The International Committee of the Red Cross has been negotiating with authorities since last week to be allowed to deliver aid and evacuate the wounded from the battered Baba Amr rebel district of Homs city in central Syria.

Syrian authorities have said access was being denied because of safety concerns over mines and unexploded bombs, but the opposition charges that the delay is aimed at allowing time for the regime's “crimes” to be covered up.

Amos's arrival coincided with a report by the Syrian National Council, the main opposition grouping, that army reinforcements were on their way to Idlib province, a stronghold of Turkey-based Free Syrian Army rebels.

“The SNC has noted 42 tanks and 131 troop carriers leaving Latakia in the direction of the town of Saraqeb,” in Idlib, “as well as military columns heading for the town of Idlib,” the group said in a statement.
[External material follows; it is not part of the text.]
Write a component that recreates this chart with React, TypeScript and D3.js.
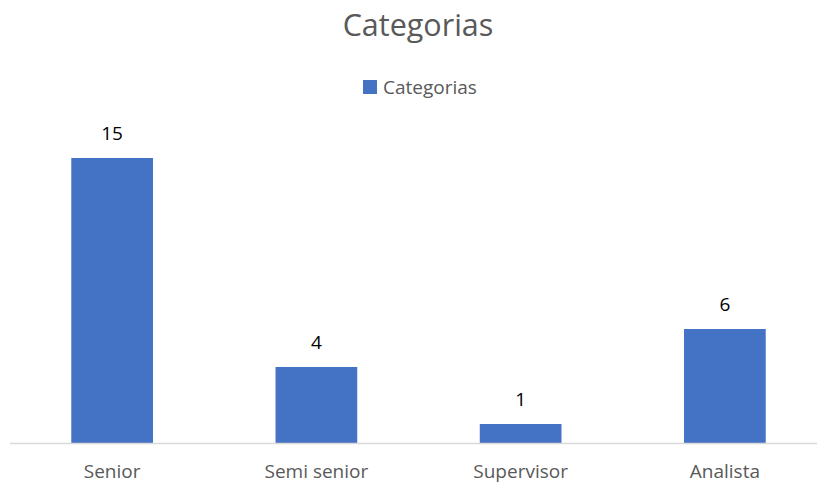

In addition, “several martyrs were killed” in bombardment of Maaret al-Numan, another town in Idlib province, it added.

The SNC called on the international community, the Arab League and international NGOs to “act urgently and at all levels, to avoid a repeat of the massacre at Baba Amr, where hundreds of martyrs fell.”

The group urged rebel fighters in the Damascus, Aleppo and Hama regions to “take all the necessary initiatives to alleviate the pressure on our brothers in Idlib.”

Baba Amr, a rebel district in the flashpoint city of Homs, was overrun last Thursday after almost a month of shelling by Syrian forces that cost hundreds of lives and which the SNC said reduced much of the city to rubble.

The Syrian army has intensified its attacks on insurgency strongholds, particularly in Idlib, since it retook Baba Amr.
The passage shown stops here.